Operation Peace for the Galilee was expected to take just a few weeks, but lasted almost twenty years and has been dubbed “Israel’s Vietnam.” It resulted in the deaths of over 100,000 Lebanese and more than 1,200 Israeli soldiers, and it was deeply opposed by much of Israeli society. When Israel withdrew in 2000, it did so in such a manner that made it appear as a retreat, for which Hezbollah gleefully took full credit.

Molcho’s poster sprang from an Israeli grassroots movement — led by Peace Now, a national anti-war coalition established by Israeli military veterans — that demanded that the government withdraw from Lebanon, citing mounting casualties, the lack of a national justification for the invasion, and its corruptive effect on Israel’s democratic ideals. These are the identical conditions that led to the emergence of the U.S. peace movement that demanded America’s withdrawal from its tragic misadventure in Vietnam, thirty years earlier.

© 2003 Liberation Graphics. All Rights Reserved.

Questions for A New
Democratic Discussion

1) Is the comparison between the Roman occupation of Judaea and the Israeli occupation of Lebanon fair? If yes, why? If no, why not?

2) What are the similarities and differences between the U.S. and Israeli peace movements?

3) Why hasn’t the U.S. government paid more attention to the peace movement in Israel? Why haven’t Congressional committees responsible for Middle East issues invited them to appear on a regular basis?

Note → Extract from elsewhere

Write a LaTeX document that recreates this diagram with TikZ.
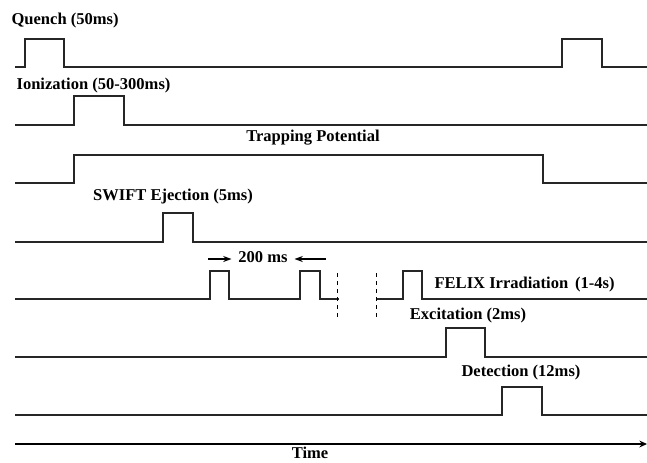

4) The heroic Argentinean-Jewish journalist and author, Jacobo Timerman, was arrested, tortured, and ultimately deported to Israel for his unflinching coverage of Argentina’s “dirty war” (1976-1983). He was deeply opposed to the Israeli invasion of Lebanon. Like many Israelis, Timerman felt it betrayed the promise and vision of Zionism. In his book, The Longest War: Israel in Lebanon, he said, “I think it does more justice to reality if one calls Israel a parliamentary republic and not a democracy.” What are the distinctions between the two forms of government? Would it hurt Israel’s image internationally if the world came to see Israel as a parliamentary republic and not a democracy? If yes, why? If no, why not?